Pourquoi est-ce pire en Italie?

24 mars 2020
Jean-François Cliche, Le Soleil

Corona, Coronavirus, Virus, Pandémie

Q : « Sait-on pourquoi l’Italie s’est trouvé être le pays le plus touché par la COVID-19 alors qu’on aurait pu croire que d’autres pays avec de plus nombreux liens avec la Chine auraient pu être affectés bien avant? Les Italiens ont prétendu qu’ils testaient plus que les autres, mais est-ce qu’on a des réponses? », demande Mathilde Paul-Hus, de Québec.

R : Essentiellement, répondent les chercheurs en épidémiologie de l’Université Laval Mélanie Drolet et Marc Brisson, « les pays sont plus ou moins touchés selon les mesures de prévention qu’ils réussissent à mettre en place rapidement ». Dans un premier temps, l’idéal pour un pays est de bien identifier et isoler les cas qui proviennent de l’extérieur, mais ce n’est pas facile à faire avec un virus comme la COVID-19, dont une majorité de cas présentent peu ou pas de symptômes.

« En Italie, indiquent Mme Drolet et M. Brisson, la transmission locale a commencé avant que les premiers cas soient identifiés et isolés (possiblement en raison de transmission des personnes qui étaient peu ou pas symptomatique). Une fois que les personnes plus âgées, avec des symptômes plus sévères ont commencé à être malades, ces cas ont été identifiés, mais le mal était déjà fait : le virus circulait déjà dans la population. »

Il s’adonne que l’Italie fut le premier pays occidental à être touché par le coronavirus. Il n’y a pas vraiment de raison pour cela, mais cela implique deux choses. De un, le cas italien semble pire en partie parce que la maladie a juste eu plus de temps pour se répandre. Mais il n’y a pas que cela : c’est réellement pire qu’ailleurs. Alors de deux, il est aussi possible que l’éclosion précoce en Italie explique en partie pourquoi ce pays n’a pas été capable d’imposer des mesures d’isolement social à temps pour diminuer le nombre de gens atteints — son gouvernement, ou sa population, ou les deux, auraient été plus ou moins pris par surprise. C’est du moins une hypothèse qui a été soulevée par divers experts dans le monde.

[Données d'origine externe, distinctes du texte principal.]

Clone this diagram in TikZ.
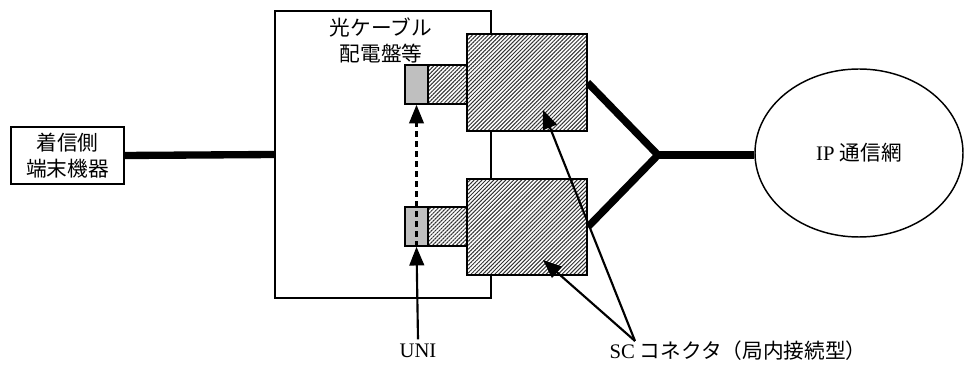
\documentclass[tikz,border=0pt]{standalone}
\usepackage{fontspec}
\setmainfont{Liberation Serif}
\newfontfamily\jp{Noto Sans CJK JP}
\usetikzlibrary{arrows.meta,patterns.meta,shapes.geometric}
\pgfdeclarelayer{background}
\pgfsetlayers{background,main}

\begin{document}
\begin{tikzpicture}[x=0.75pt,y=-0.75pt,
    font=\fontsize{15.5}{19.5}\selectfont,
    box/.style={draw,line width=1.2pt,inner sep=0pt},
    hatch/.style={box,preaction={fill=white},
      pattern={Lines[angle=45,distance=2.1pt,line width=0.75pt]},pattern color=black!80},
    unibox/.style={box,fill=black!25,minimum width=17.25pt,minimum height=29.25pt},
    plug/.style={hatch,minimum width=29.25pt,minimum height=29.25pt},
    cable/.style={line width=5.5pt},
    leadarrow/.style={line width=1.6pt,-{Triangle[length=14pt,width=11pt]}}]
  \useasboundingbox (0,0) rectangle (965,373);

  % terminal and panel
  \node[box,minimum width=84.75pt,minimum height=42.75pt,align=center] (term) at (67.5,155.5)
    {{\jp 着信側}\\{\jp 端末機器}};
  \node[box,minimum width=162pt,minimum height=215.25pt] (panel) at (383,154.5) {};
  \node[align=center] (panellabel) at (381,40) {{\jp 光ケーブル}\\{\jp 配電盤等}};

  % connectors
  \node[hatch,minimum width=90pt,minimum height=72.75pt] (big1) at (527,82.5) {};
  \node[hatch,minimum width=90pt,minimum height=72pt] (big2) at (527,227) {};
  \node[plug] (plug1) at (447.5,84.5) {};
  \node[plug] (plug2) at (447.5,226.5) {};
  \node[unibox] (uni1) at (416.5,84.5) {};
  \node[unibox] (uni2) at (416.5,226.5) {};

  % network
  \node[draw,ellipse,line width=1.1pt,minimum width=156pt,minimum height=126pt] (net) at (859,153)
    {IP {\jp 通信網}};
  \coordinate (jn) at (658,155);

  \begin{pgfonlayer}{background}
    \draw[cable] (term.east) -- (panel.west);
    \draw[cable] (big1.east) -- (jn) -- (big2.east);
    \draw[cable] (jn) -- (jn -| net.west);
  \end{pgfonlayer}

  % labels
  \node (unilabel) at (418,351) {UNI};
  \node (sclabel) at (738,351) {SC {\jp コネクタ（局内接続型）}};
  \coordinate (sc) at (635,341);
  \coordinate (t1) at (543,110);
  \coordinate (t2) at (543,260);

  \draw[leadarrow,dash pattern=on 4.5pt off 3pt] (uni2.south) -- (uni1.south);
  \draw[leadarrow] (unilabel.north) -- (uni2.south);
  \draw[leadarrow] (sc) -- (t1);
  \draw[leadarrow] (sc) -- (t2);
\end{tikzpicture}
\end{document}
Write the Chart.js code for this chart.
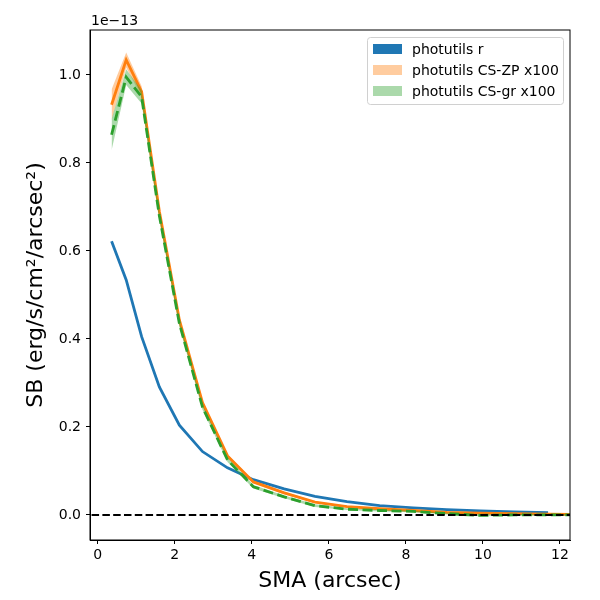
<!DOCTYPE html>
<html>
<head>
<meta charset="utf-8">
<script src="https://cdn.jsdelivr.net/npm/chart.js@4"></script>
<style>
  html, body { margin: 0; padding: 0; background: #fff; }
  #box { width: 600px; height: 600px; }
</style>
</head>
<body>
<div id="box"><canvas id="chart" width="600" height="600"></canvas></div>
<script>
// DATA (surface brightness in units of 1e-13 erg/s/cm2/arcsec2)
var sma = [0.36, 0.74, 1.14, 1.6, 2.12, 2.72, 3.37, 4.04, 4.84, 5.64, 6.47, 7.32, 8.19, 9.06, 9.93, 10.81, 11.69, 12.6];

var sbR = [0.622, 0.534, 0.405, 0.291, 0.204, 0.144, 0.107, 0.080, 0.059, 0.042, 0.030, 0.021, 0.016, 0.012, 0.009, 0.007, 0.005];

var sbZP = [0.932, 1.034, 0.962, 0.690, 0.443, 0.255, 0.134, 0.075, 0.050, 0.029, 0.019, 0.014, 0.010, 0.006, 0.004, 0.003, 0.002, 0.001];
var errZP = [0.035, 0.017, 0.012, 0.008, 0.006, 0.005, 0.004, 0.003, 0.003, 0.002, 0.002, 0.002, 0.002, 0.002, 0.002, 0.002, 0.002, 0.002];

var sbGR = [0.864, 0.995, 0.950, 0.680, 0.435, 0.245, 0.125, 0.064, 0.041, 0.021, 0.013, 0.010, 0.008, 0.003, -0.001, 0.000, 0.000, 0.000];
var errGR = [0.035, 0.018, 0.015, 0.010, 0.008, 0.006, 0.005, 0.004, 0.003, 0.003, 0.002, 0.002, 0.002, 0.002, 0.002, 0.002, 0.002, 0.002];

var xTicks = [0, 2, 4, 6, 8, 10, 12];
var yTicks = [0.0, 0.2, 0.4, 0.6, 0.8, 1.0];
var zeroX = [-1, 13];
var zeroY = [0, 0];

var legendNames = ['photutils r', 'photutils CS-ZP x100', 'photutils CS-gr x100'];
var legendColors = ['#1f77b4', 'rgba(255,127,14,0.4)', 'rgba(44,160,44,0.4)'];

var FONT = "'DejaVu Sans', sans-serif";

function pts(xs, ys) {
    return ys.map(function(y, i) { return {x: xs[i], y: y}; });
}
function shifted(ys, errs, sign) {
    return ys.map(function(y, i) { return y + sign * errs[i]; });
}

var frame = {
    id: 'frame',
    afterDraw: function(chart) {
        var ctx = chart.ctx;
        var a = chart.chartArea;
        ctx.save();
        ctx.strokeStyle = '#000';
        ctx.lineWidth = 1;
        ctx.strokeRect(a.left, a.top, a.right - a.left, a.bottom - a.top);

        // offset text
        ctx.fillStyle = '#000';
        ctx.font = '14px ' + FONT;
        ctx.textAlign = 'left';
        ctx.textBaseline = 'middle';
        ctx.fillText('1e\u221213', 91, 21);

        // legend
        var lx = 367, ly = 37, lw = 196, lh = 67;
        ctx.fillStyle = 'rgba(255,255,255,0.8)';
        ctx.strokeStyle = '#d0d0d0';
        ctx.beginPath();
        ctx.roundRect(lx + 0.5, ly + 0.5, lw, lh, 3);
        ctx.fill();
        ctx.stroke();
        for (var i = 0; i < legendNames.length; i++) {
            var cy = 49 + i * 21;
            ctx.fillStyle = legendColors[i];
            ctx.fillRect(373, cy - 5, 29, 10);
            ctx.fillStyle = '#000';
            ctx.fillText(legendNames[i], 412, cy + 1);
        }
        ctx.restore();
    }
};

var ctx = document.getElementById('chart').getContext('2d');
var sbChart = new Chart(ctx, {
    type: 'line',
    data: {
        datasets: [
            // orange band
            { data: pts(sma, shifted(sbZP, errZP, 1)), borderWidth: 0, pointRadius: 0, fill: false, order: 6 },
            { data: pts(sma, shifted(sbZP, errZP, -1)), borderWidth: 0, pointRadius: 0, fill: '-1',
              backgroundColor: 'rgba(255,127,14,0.4)', order: 5 },
            // green band
            { data: pts(sma, shifted(sbGR, errGR, 1)), borderWidth: 0, pointRadius: 0, fill: false, order: 3 },
            { data: pts(sma, shifted(sbGR, errGR, -1)), borderWidth: 0, pointRadius: 0, fill: '-1',
              backgroundColor: 'rgba(44,160,44,0.4)', order: 2 },
            // lines
            { data: pts(sma, sbR), borderColor: '#1f77b4', borderWidth: 2.8, pointRadius: 0, fill: false, order: 7 },
            { data: pts(sma, sbZP), borderColor: '#ff7f0e', borderWidth: 2.8, pointRadius: 0, fill: false, order: 4 },
            { data: pts(sma, sbGR), borderColor: '#2ca02c', borderWidth: 2.8, borderDash: [10, 4.5],
              pointRadius: 0, fill: false, order: 1 },
            { data: pts(zeroX, zeroY), borderColor: '#000', borderWidth: 2, borderDash: [7.5, 3.3],
              pointRadius: 0, fill: false, order: 0 }
        ]
    },
    options: {
        responsive: false,
        animation: false,
        layout: {
            padding: { top: 30, right: 30, left: 0, bottom: 0 }
        },
        scales: {
            x: {
                type: 'linear',
                min: -0.2,
                max: 12.26,
                afterBuildTicks: function(scale) {
                    scale.ticks = xTicks.map(function(v) { return {value: v}; });
                },
                afterFit: function(scale) { scale.height = 60; },
                grid: { drawOnChartArea: false, drawTicks: true, tickLength: 4, color: '#000' },
                border: { color: '#000' },
                ticks: {
                    color: '#000',
                    padding: 3,
                    maxRotation: 0,
                    font: { family: FONT, size: 14 },
                    callback: function(v) { return String(v); }
                },
                title: {
                    display: true,
                    text: 'SMA (arcsec)',
                    color: '#000',
                    font: { family: FONT, size: 22 },
                    padding: { top: 0, bottom: 6 }
                }
            },
            y: {
                type: 'linear',
                min: -0.057,
                max: 1.102,
                afterBuildTicks: function(scale) {
                    scale.ticks = yTicks.map(function(v) { return {value: v}; });
                },
                afterFit: function(scale) { scale.width = 90; },
                grid: { drawOnChartArea: false, drawTicks: true, tickLength: 4, color: '#000' },
                border: { color: '#000' },
                ticks: {
                    color: '#000',
                    padding: 5,
                    font: { family: FONT, size: 14 },
                    callback: function(v) { return v.toFixed(1); }
                },
                title: {
                    display: true,
                    text: 'SB (erg/s/cm\u00b2/arcsec\u00b2)',
                    color: '#000',
                    font: { family: FONT, size: 22 },
                    padding: { top: 23, bottom: 0 }
                }
            }
        },
        plugins: {
            legend: { display: false },
            tooltip: { enabled: false }
        }
    },
    plugins: [frame]
});
</script>
</body>
</html>
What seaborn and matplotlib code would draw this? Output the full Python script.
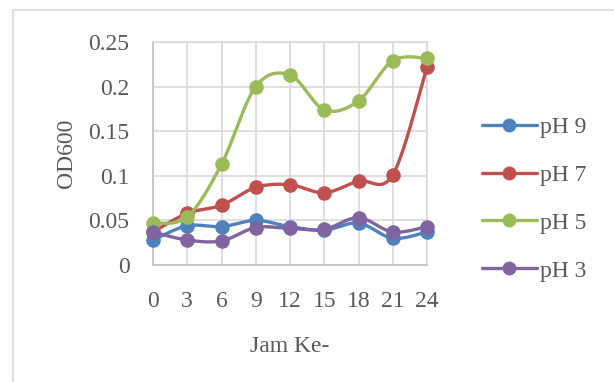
import numpy as np
import pandas as pd
import matplotlib
matplotlib.use("Agg")
import matplotlib.pyplot as plt
from matplotlib.lines import Line2D
from matplotlib.patches import Rectangle
import seaborn as sns

# Sampling hours and OD600 readings per pH treatment
hours = [0, 3, 6, 9, 12, 15, 18, 21, 24]
ph9 = [0.028, 0.044, 0.043, 0.050, 0.043, 0.039, 0.047, 0.030, 0.037]
ph7 = [0.037, 0.058, 0.067, 0.087, 0.090, 0.081, 0.094, 0.101, 0.222]
ph5 = [0.047, 0.054, 0.113, 0.200, 0.213, 0.174, 0.184, 0.229, 0.232]
ph3 = [0.037, 0.028, 0.027, 0.042, 0.041, 0.040, 0.053, 0.037, 0.043]
series_names = ["pH 9", "pH 7", "pH 5", "pH 3"]
y_ticks = [0, 0.05, 0.1, 0.15, 0.2, 0.25]
y_tick_labels = ["0", "0.05", "0.1", "0.15", "0.2", "0.25"]

colors = ["#4F81BD", "#C0504D", "#9BBB59", "#8064A2"]
text_color = "#595959"
grid_color = "#d9d9d9"
FS = 17

sns.set_theme(style="white")
plt.rcParams["font.family"] = ["Liberation Serif", "DejaVu Serif"]


def smooth_curve(xs, ys, steps=30):
    """Cubic Bezier smoothing between points (spreadsheet-style smoothed line)."""
    xs = np.asarray(xs, float)
    ys = np.asarray(ys, float)
    px = np.concatenate([[xs[0]], xs, [xs[-1]]])
    py = np.concatenate([[ys[0]], ys, [ys[-1]]])
    out_x, out_y = [], []
    t = np.linspace(0, 1, steps)
    for i in range(1, len(px) - 2):
        p0 = np.array([px[i], py[i]])
        p3 = np.array([px[i + 1], py[i + 1]])
        c1 = p0 + (np.array([px[i + 1], py[i + 1]]) - np.array([px[i - 1], py[i - 1]])) / 6
        c2 = p3 - (np.array([px[i + 2], py[i + 2]]) - np.array([px[i], py[i]])) / 6
        b = ((1 - t) ** 3)[:, None] * p0 + (3 * (1 - t) ** 2 * t)[:, None] * c1 \
            + (3 * (1 - t) * t ** 2)[:, None] * c2 + (t ** 3)[:, None] * p3
        out_x.extend(b[:, 0])
        out_y.extend(b[:, 1])
    return out_x, out_y


fig = plt.figure(figsize=(6.14, 3.82), dpi=100)
ax = fig.add_axes([153 / 614, 1 - 265 / 382, (427 - 153) / 614, (265 - 42) / 382])

# Chart frame (light border around chart area)
fig.patches.append(Rectangle((13 / 614, -0.1), 1.0, 1 - 10 / 382 + 0.1,
                             transform=fig.transFigure, fill=False,
                             edgecolor=grid_color, linewidth=1.2, zorder=0))

handles = []
for k, (name, vals) in enumerate(zip(series_names, [ph9, ph7, ph5, ph3])):
    sx, sy = smooth_curve(hours, vals)
    curve = pd.DataFrame({"x": sx, "y": sy})
    sns.lineplot(data=curve, x="x", y="y", sort=False, ax=ax, color=colors[k],
                 linewidth=2.4, zorder=3 + k, clip_on=False)
    pts = pd.DataFrame({"x": hours, "y": vals})
    sns.scatterplot(data=pts, x="x", y="y", ax=ax, color=colors[k], s=110,
                    edgecolor=colors[k], linewidth=0, zorder=3 + k, clip_on=False)
    handles.append(Line2D([0], [0], color=colors[k], linewidth=2.4, marker="o",
                          markersize=10, markeredgewidth=0))

ax.set_xlim(0, 24)
ax.set_ylim(0, 0.25)
ax.set_xticks(hours)
ax.set_xticklabels([str(h) for h in hours])
ax.set_yticks(y_ticks)
ax.set_yticklabels(y_tick_labels)
ax.grid(True, color=grid_color, linewidth=1.2)
ax.set_axisbelow(True)
for side in ["top", "right"]:
    ax.spines[side].set_color(grid_color)
    ax.spines[side].set_linewidth(1.2)
for side in ["left", "bottom"]:
    ax.spines[side].set_color("#bfbfbf")
    ax.spines[side].set_linewidth(1.2)
ax.tick_params(axis="both", length=0, labelsize=FS, colors=text_color)
ax.tick_params(axis="x", pad=19)
ax.tick_params(axis="y", pad=17)
ax.set_xlabel("Jam Ke-", fontsize=FS, color=text_color, labelpad=17)
ax.set_ylabel("OD600", fontsize=FS, color=text_color, labelpad=8)

fig.legend(handles, series_names, loc="center left",
           bbox_to_anchor=(461 / 614, 1 - 199 / 382), frameon=False,
           fontsize=FS, labelcolor=text_color, handlelength=2.3,
           handletextpad=0.15, labelspacing=1.12)

fig.savefig("out.png", dpi=100)
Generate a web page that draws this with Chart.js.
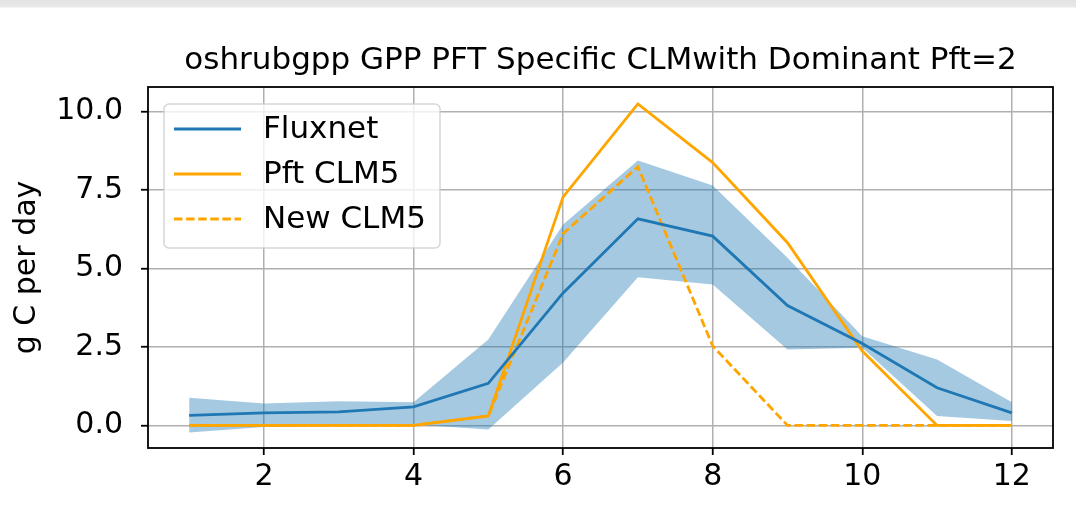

Quoi qu’il en soit, le résultat fut le même. Les cas ont explosé, les complications aussi, et le système de santé italien a été littéralement submergé, au point de devoir abandonner de nombreux patients sans soins, par manque de moyens. Avec pour conséquence dramatique que le taux de mortalité y est beaucoup plus élevé qu’ailleurs : en date de dimanche, plus de 59 000 Italiens avaient été officiellement diagnostiqués, dont près de 5500 sont décédés. Cela fait un taux de plus de 9 % alors qu’ailleurs dans le monde, il tourne plutôt autour de 1 %  (sauf dans la province chinoise de Hubei, premier endroit touché par la COVID-19, qui fut possiblement pris par surprise lui aussi et où la mortalité avoisine les 4 %).

Il faut dire à cet égard que la population italienne est un peu plus vulnérable que les autres : c’est la plus vieille d’Europe et la seconde plus vieille du monde, après le Japon. Pas moins de 23,3 % des Italiens sont âgés de 65 ans et plus (comparé à 17 % au Canada et 19 % au Québec) — or la COVID-19 tue de 15 à 20 % des plus de 70 ans même dans les pays qui sont toujours capables de les soigner.

En outre, notaient récemment des chercheurs dans la revue savante Demographic Science, les contacts intergénérationnels sont plus intenses en Italie qu’ailleurs en Occident : les adultes y vivent plus souvent avec leurs parents âgés qu’ailleurs, et même quand les générations ne cohabitent pas, beaucoup d’Italiens choisissent de s’établir proche de leurs parents, avec qui ils ont des contacts très fréquents. Cela a pu accélérer la transmission vers les plus vulnérables, et donc augmenter les hospitalisations et les décès.

Mais ce n’était pas une fatalité non plus. Pour en revenir au premier point soulevé par M. Brisson et Mme Drolet, il y a des pays qui, en agissant rapidement et énergiquement, sont parvenus à contenir la propagation. À Hong Kong, Singapour et Taiwan, l’expérience (pénible) des épidémies de SRAS en 2002 et de diverses souches de grippe aviaire dans le passé leur a fait mettre en place un système très efficace d’endiguement, qui implique des quarantaines sévères, un retraçage minutieux de contacts récents des gens infectés, etc. Ainsi, à Hong Kong par exemple, on rapportait en date de la fin de semaine dernière un grand total de 273 cas seulement depuis le début de l’épidémie, et ce en dépit de la proximité de la Chine et des contacts fréquents entre les deux endroits.